The trick is to slowly start building up a collection of favourite sounds and animator presets. Cold-auditioning presets, everything starts sounding the same after a while. I have made a handful of go-to sounds I tend to start most projects with, this certainly helps focus scratch-building grooves.

MAP feels set up extremely well for sound design, the layout and workflow suit more aggressive onboard effects and processing usage. I would say hip-hop or orchestral metal producers may find inspiration here, but at this price and the lack of more mundane kits, probably not ideal for pop. Country and folk producers – there is nothing to see here. Sorry!

Sound Quality

Though the arpeggiator sequencer is rather clever and flexible, the star attraction for me is the jaw-dropping amount of content included. The massive sample base has been supplied in partnership with Soundiron, all of which sound outstanding. All of the presets sound top-notch, easily on par with the best Hollywood offerings.
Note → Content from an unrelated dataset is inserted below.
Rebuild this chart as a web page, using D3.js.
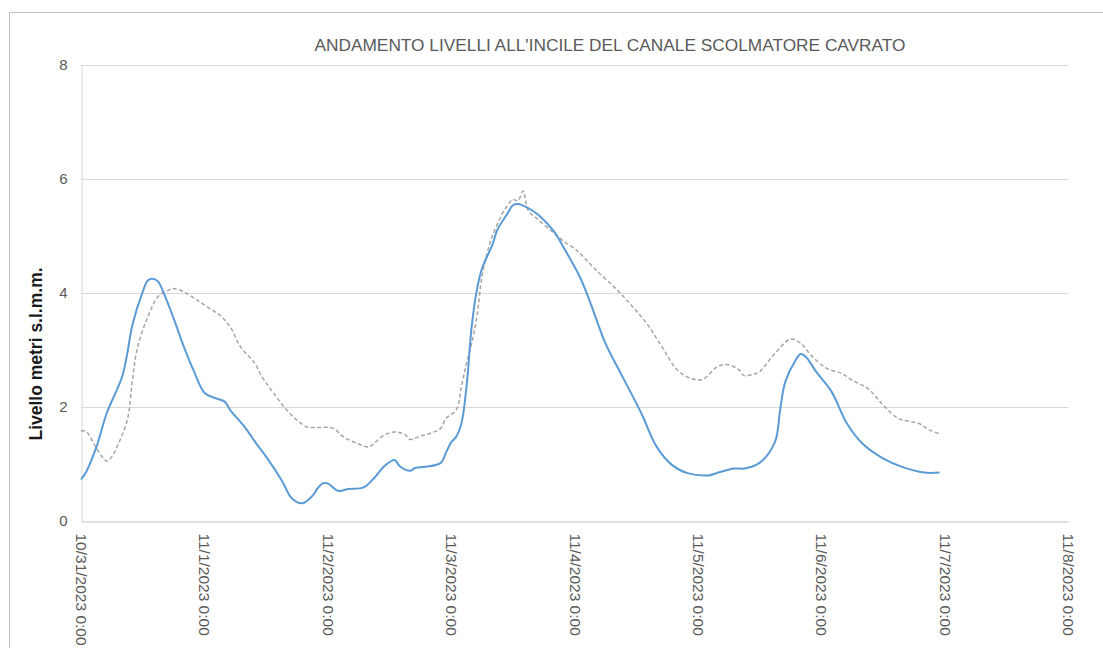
<!DOCTYPE html>
<html>
  <head>
    <meta charset="utf-8">
    <title>Andamento livelli Cavrato</title>
    <script src="https://d3js.org/d3.v7.min.js"></script>
    <style>
      body { margin: 0; background: #fff; }
      #chart { width: 1103px; height: 648px; }
      .tick text { font-family: "Liberation Sans", Arial, sans-serif; fill: #595959; }
    </style>
  </head>
  <body>
    <div id="chart">
      <script>

        const chartTitle = "ANDAMENTO LIVELLI ALL'INCILE DEL CANALE SCOLMATORE CAVRATO";
        const yTitle = "Livello metri s.l.m.m.";
        const startTime = "2023-10-31T00:00:00";
        const endTime = "2023-11-08T00:00:00";
        const yTicks = [0, 2, 4, 6, 8];

        // hours after 10/31/2023 0:00
        const blueHours = [0, 1, 3, 5, 8, 9, 10, 12, 13, 14, 15, 16, 18, 20, 22, 24, 26, 28, 29, 32,
          34, 36, 39, 41, 43, 45, 46, 47, 48, 50, 52, 55, 57, 59, 61, 62, 64, 65, 67, 70,
          71, 72, 73, 74, 75, 76, 77, 78, 80, 81, 83, 84, 85, 87, 89, 92, 94, 97, 99, 102,
          105, 109, 112, 115, 118, 122, 124, 127, 129, 132, 135, 136, 137, 139, 140, 141, 143, 146, 149, 152,
          156, 160, 164, 167];
        const blueLevels = [0.73, 0.86, 1.30, 1.89, 2.53, 2.94, 3.44, 4.02, 4.22, 4.25, 4.20, 4.02, 3.56, 3.06, 2.62, 2.25, 2.16, 2.09, 1.95, 1.63,
          1.37, 1.13, 0.72, 0.40, 0.31, 0.44, 0.57, 0.66, 0.66, 0.53, 0.56, 0.59, 0.75, 0.96, 1.07, 0.96, 0.88, 0.93, 0.95, 1.02,
          1.20, 1.38, 1.48, 1.71, 2.36, 3.41, 4.05, 4.43, 4.84, 5.11, 5.40, 5.54, 5.56, 5.49, 5.37, 5.08, 4.78, 4.29, 3.85, 3.12,
          2.59, 1.89, 1.30, 0.98, 0.84, 0.80, 0.85, 0.92, 0.92, 1.02, 1.39, 1.95, 2.44, 2.82, 2.93, 2.88, 2.62, 2.27, 1.71, 1.36,
          1.10, 0.94, 0.85, 0.85];

        const greyHours = [0, 1, 3, 5, 6, 7, 9, 10, 11, 13, 15, 17, 18, 20, 22, 24, 27, 29, 31, 33,
          34, 35, 38, 40, 42, 44, 46, 49, 51, 54, 56, 57, 59, 61, 63, 64, 66, 68, 70, 71,
          73, 74, 75, 76, 77, 78, 79, 80, 82, 83, 84, 85, 86, 87, 89, 92, 94, 96, 97, 100,
          104, 107, 110, 113, 116, 119, 121, 124, 126, 128, 129, 131, 132, 135, 138, 140, 142, 145, 148, 150,
          153, 156, 159, 163, 165, 167];
        const greyLevels = [1.58, 1.57, 1.28, 1.05, 1.13, 1.30, 1.77, 2.47, 3.05, 3.58, 3.94, 4.05, 4.08, 4.02, 3.91, 3.79, 3.61, 3.41, 3.06, 2.85,
          2.74, 2.56, 2.18, 1.95, 1.77, 1.65, 1.64, 1.63, 1.48, 1.35, 1.30, 1.36, 1.51, 1.56, 1.52, 1.43, 1.49, 1.54, 1.63, 1.80,
          1.95, 2.36, 2.77, 3.12, 3.58, 4.29, 4.70, 4.99, 5.40, 5.54, 5.64, 5.62, 5.79, 5.45, 5.28, 5.05, 4.90, 4.78, 4.70, 4.42,
          4.08, 3.79, 3.47, 3.06, 2.65, 2.49, 2.49, 2.72, 2.74, 2.65, 2.55, 2.58, 2.62, 2.94, 3.19, 3.12, 2.91, 2.68, 2.59, 2.47,
          2.33, 2.04, 1.80, 1.71, 1.60, 1.53];

        const width = 1103;
        const height = 648;
        const margin = {top: 65, right: 35, bottom: 127, left: 81};

        const svg = d3.select("#chart").append("svg")
            .attr("width", width)
            .attr("height", height);

        // outer chart frame
        svg.append("rect")
            .attr("x", 9.5).attr("y", 12.5)
            .attr("width", width + 20).attr("height", height + 20)
            .attr("fill", "none")
            .attr("stroke", "#bfbfbf");

        const t0 = new Date(startTime);
        const toDate = h => new Date(t0.getTime() + h * 3600 * 1000);
        const blueData = blueHours.map((h, i) => ({t: toDate(h), v: blueLevels[i]}));
        const greyData = greyHours.map((h, i) => ({t: toDate(h), v: greyLevels[i]}));

        const x = d3.scaleTime()
            .domain([t0, new Date(endTime)])
            .range([margin.left, width - margin.right]);
        const y = d3.scaleLinear()
            .domain([0, 8])
            .range([height - margin.bottom, margin.top]);

        // gridlines
        svg.append("g")
            .selectAll("line")
            .data(yTicks.slice(1))
            .join("line")
            .attr("x1", margin.left).attr("x2", width - margin.right)
            .attr("y1", d => Math.round(y(d)) + 0.5).attr("y2", d => Math.round(y(d)) + 0.5)
            .attr("stroke", "#d9d9d9");

        const yAxis = svg.append("g")
            .attr("transform", `translate(${margin.left + 0.5},0)`)
            .call(d3.axisLeft(y).tickValues(yTicks).tickSize(0).tickPadding(14));
        yAxis.select(".domain").attr("stroke", "#d9d9d9");
        yAxis.selectAll("text").attr("font-size", 15);

        const xAxis = svg.append("g")
            .attr("transform", `translate(0,${height - margin.bottom + 0.5})`)
            .call(d3.axisBottom(x).ticks(d3.timeDay.every(1)).tickSize(0)
              .tickFormat(d3.timeFormat("%-m/%-d/%Y %-H:%M")));
        xAxis.select(".domain").attr("stroke", "#bfbfbf");
        xAxis.selectAll("text")
            .attr("font-size", 15.5)
            .attr("text-anchor", "start")
            .attr("dy", "0.35em")
            .attr("transform", "translate(0,12) rotate(90)")
            .attr("x", 0).attr("y", 0);

        const line = d3.line()
            .x(d => x(d.t))
            .y(d => y(d.v))
            .curve(d3.curveCatmullRom.alpha(0.5));

        svg.append("path")
            .datum(greyData)
            .attr("d", line)
            .attr("fill", "none")
            .attr("stroke", "#a5a5a5")
            .attr("stroke-width", 1.5)
            .attr("stroke-dasharray", "4 2.5");

        svg.append("path")
            .datum(blueData)
            .attr("d", line)
            .attr("fill", "none")
            .attr("stroke", "#5b9bd5")
            .attr("stroke-width", 2);

        svg.append("text")
            .attr("x", 610).attr("y", 51)
            .attr("text-anchor", "middle")
            .attr("font-family", "Liberation Sans, Arial, sans-serif")
            .attr("font-size", 16.5)
            .attr("fill", "#595959")
            .attr("textLength", 591)
            .attr("lengthAdjust", "spacingAndGlyphs")
            .text(chartTitle);

        svg.append("text")
            .attr("transform", "translate(42,354) rotate(-90)")
            .attr("text-anchor", "middle")
            .attr("font-family", "Liberation Sans, Arial, sans-serif")
            .attr("font-weight", "bold")
            .attr("font-size", 17.5)
            .attr("fill", "#1a1a1a")
            .text(yTitle);

      </script>
    </div>
  </body>
</html>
6000 presets is hard to comprehend until you’ve spent a good hour cycling though, only to realise you’ve hardly scratched the surface. Presets do contain shared samples, and you do hear the same sounds popping up every now and again. But generally, the presets are unique enough with rhythms and effects that will inspire you to mark them as favourites to revisit.

The basic sound of MAP I would describe as cinematic, but quite glitchy, industrial, and tribal-orientated. There are a good number of bass, synth and melodic samples mixed in, as well as plenty of really unusual textures.

I do wish there were more standard grooves and sounds included, even though there are a million 808/909 clones out there, I would like the ability to layer some more down-to-earth beats with the more out-there stuff, particularly kicks, hi-hats and snares of which there are very few included.


I am not convinced that MAP is either a drum machine or a loop player. It has elements you would associate with drum sequencing but really is a clever four-channel effect engine. Just about every company has their own variation of this format, but MAP is the only one with such a formidable collection of high-quality samples and the most flexible effects system I have seen.

Due to the experimental nature of MAP, and particularly the risk of losing progress by inadvertently clicking some random dial or control, the lack of MIDI drag and drop is a massive bummer.

Price is a little steep for causal producers, but the target demographic should find this good value considering the extensive high-end content.

Overall though, Modern Animated Percussion is a wonderful collection of contemporary-sounding elements with a flexible processing workflow that will provide countless ideas and inspiration for users.  

It’s not a jack of all trades, but in the cinematic beat-making realm MAP is king.